Here’s a snapshot on the impact on key asset classes:
The rupee, which declined to a record low of 76.9812 on Monday, may extend losses to 77.50 per dollar by year-end, according to Standard Chartered Plc.
Given that India relies on imports to meet about 85% of its oil requirements, the nation may be one of the most exposed in Asia to about 60% jump in Brent prices this year. The surge in crude threatens to worsen price pressures, hurt finances and roll the economy’s recovery.

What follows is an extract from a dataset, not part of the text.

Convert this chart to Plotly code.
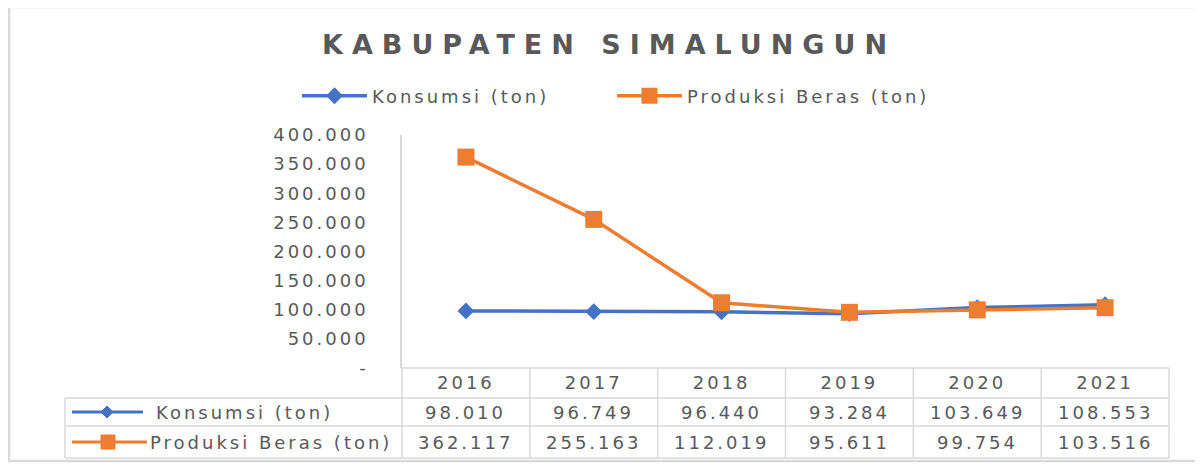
import plotly.graph_objects as go

# ---- data ----
years = ["2016", "2017", "2018", "2019", "2020", "2021"]
konsumsi = [98010, 96749, 96440, 93284, 103649, 108553]
produksi = [362117, 255163, 112019, 95611, 99754, 103516]
series_names = ["Konsumsi (ton)", "Produksi Beras (ton)"]
y_ticks = [0, 50000, 100000, 150000, 200000, 250000, 300000, 350000, 400000]
title_text = "KABUPATEN SIMALUNGUN"

# ---- style ----
PAGE_W, PAGE_H = 1203, 466
OFF = 8  # default page body margin
L, R, T, B = 402, 1169, 135, 368
BLUE = "#4472C4"
ORANGE = "#ED7D31"
TXT = "#595959"
GRID = "#D9D9D9"
FONT = "DejaVu Sans"
SP = 3  # letter spacing px


def fmt(v):
    return "-" if v == 0 else f"{v:,}".replace(",", ".")


def spaced(s, sp=SP):
    return f'<span style="letter-spacing:{sp}px">{s}</span>'


def px(x):
    return (x - L) / (R - L)


def py(y):
    return (B - y) / (B - T)


fig = go.Figure()
fig.add_trace(go.Scatter(
    x=years, y=konsumsi, name=spaced(series_names[0]), mode="lines+markers",
    line=dict(color=BLUE, width=3.5),
    marker=dict(symbol="diamond", size=13, color=BLUE),
))
fig.add_trace(go.Scatter(
    x=years, y=produksi, name=spaced(series_names[1]), mode="lines+markers",
    line=dict(color=ORANGE, width=3.5),
    marker=dict(symbol="square", size=17, color=ORANGE),
))

shapes = []
annotations = []

# outer frame
shapes.append(dict(type="rect", xref="paper", yref="paper",
                   x0=px(9), x1=px(1199), y0=py(461), y1=py(7),
                   line=dict(color=GRID, width=2.5), layer="below"))

# data table grid
row_tops = [368, 398, 426, 458]
col_edges = [L + i * (R - L) / len(years) for i in range(len(years) + 1)]
label_left = 65
shapes.append(dict(type="line", xref="paper", yref="paper", x0=px(L), x1=px(R),
                   y0=py(368), y1=py(368), line=dict(color=GRID, width=1.5)))
for yy in row_tops[1:]:
    shapes.append(dict(type="line", xref="paper", yref="paper", x0=px(label_left), x1=px(R),
                       y0=py(yy), y1=py(yy), line=dict(color=GRID, width=1.5)))
for xx in col_edges:
    shapes.append(dict(type="line", xref="paper", yref="paper", x0=px(xx), x1=px(xx),
                       y0=py(368), y1=py(row_tops[-1]), line=dict(color=GRID, width=1.5)))
shapes.append(dict(type="line", xref="paper", yref="paper", x0=px(label_left), x1=px(label_left),
                   y0=py(398), y1=py(row_tops[-1]), line=dict(color=GRID, width=1.5)))

# row values (positioned on the category axis)
row_centers = [412, 442]
for vals, yc in zip([konsumsi, produksi], row_centers):
    for i, v in enumerate(vals):
        annotations.append(dict(x=i, xref="x", y=py(yc), yref="paper", text=spaced(fmt(v)),
                                showarrow=False, xanchor="center", yanchor="middle",
                                font=dict(family=FONT, size=18, color=TXT)))

# row labels with legend keys
key_specs = [
    (BLUE, "diamond", 72, 143, 107, 154),
    (ORANGE, "square", 72, 147, 108, 148),
]
for (col, sym, kx0, kx1, mx, tx), name, yc in zip(key_specs, series_names, row_centers):
    shapes.append(dict(type="line", xref="paper", yref="paper", x0=px(kx0), x1=px(kx1),
                       y0=py(yc), y1=py(yc), line=dict(color=col, width=3)))
    if sym == "diamond":
        d = 6
        path = (f"M {px(mx - d)} {py(yc)} L {px(mx)} {py(yc - d)} "
                f"L {px(mx + d)} {py(yc)} L {px(mx)} {py(yc + d)} Z")
        shapes.append(dict(type="path", xref="paper", yref="paper", path=path,
                           fillcolor=col, line=dict(color=col, width=1)))
    else:
        d = 7
        shapes.append(dict(type="rect", xref="paper", yref="paper",
                           x0=px(mx - d), x1=px(mx + d), y0=py(yc + d), y1=py(yc - d),
                           fillcolor=col, line=dict(color=col, width=1)))
    annotations.append(dict(x=px(tx), xref="paper", y=py(yc), yref="paper", text=spaced(name),
                            showarrow=False, xanchor="left", yanchor="middle",
                            font=dict(family=FONT, size=18, color=TXT)))

# title
annotations.append(dict(x=px(609), xref="paper", y=py(45), yref="paper",
                        text=spaced(title_text, 9),
                        showarrow=False, xanchor="center", yanchor="middle",
                        font=dict(family=FONT, size=27, color=TXT, weight="bold")))

fig.update_layout(
    width=PAGE_W - OFF, height=PAGE_H - OFF, autosize=False,
    margin=dict(l=L - OFF, r=PAGE_W - R, t=T - OFF, b=PAGE_H - B, pad=0),
    paper_bgcolor="white", plot_bgcolor="white",
    separators=",.",
    font=dict(family=FONT, color=TXT),
    showlegend=True,
    legend=dict(orientation="h", x=px(612), xanchor="center", y=py(96), yanchor="middle",
                font=dict(family=FONT, size=18, color=TXT),
                itemwidth=65, entrywidth=235, entrywidthmode="pixels",
                bgcolor="rgba(0,0,0,0)"),
    xaxis=dict(type="category", range=[-0.5, len(years) - 0.5], showgrid=False,
               showline=False, zeroline=False, ticks="",
               tickvals=years, ticktext=[spaced(y) for y in years],
               ticklabelstandoff=2,
               tickfont=dict(family=FONT, size=18, color=TXT)),
    yaxis=dict(range=[0, 400000], tickvals=y_ticks, ticktext=[spaced(fmt(v)) for v in y_ticks],
               showgrid=False, zeroline=False, showline=True, linecolor=GRID, linewidth=1.5,
               ticks="", ticklabelstandoff=28,
               tickfont=dict(family=FONT, size=18, color=TXT)),
    shapes=shapes,
    annotations=annotations,
)

fig.write_html("out.html")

“The future trajectory will be a function of how high oil prices sustain,” said Gaura Sen Gupta, economist at IDFC FIRST Bank Ltd. “If sanctions on Russian oil and gas go through, it implies a far tighter crude oil market, which will maintain a depreciation pressure on the rupee.”
The S&P BSE SENSEX Index declined 2.7% on Monday and gained 1.1% on Tuesday, trimming the losses this year to 8.3%. The failure of the index to hold the upper border of the so-called Ichimoku weekly cloud at 54,000 saw the benchmark test and hold important support in the 52,400 area. Any drop below this level may bring the pivotal 50,000 support into focus amid worries that higher oil prices may squeeze company profits.
“With rupee now at a record low, overseas investors will continue to sell local stocks and bonds till there are signs of a resolution of the conflict in Ukraine and commodity prices begin to stabilize,” said said Chakri Lokapriya, chief investment officer at TCG Advisory Services.
Bonds look among the most vulnerable to an oil-price shock in Asia’s emerging debt markets. Yields jumped an average of 10 basis points during the most significant crude spikes in recent history, according to a Bloomberg analysis of seven such events dating back to 2015. Yields are up more than 20 basis points in about two weeks despite assurances from policymakers that there will be no further bond auctions until the end of the month.
“It’s better to stay on cash as much as possible,” said Naveen Singh, executive vice president and head of trading at ICICI Securities Primary Dealership. “Once the new supply of bonds start in April, it might be a bloodbath.”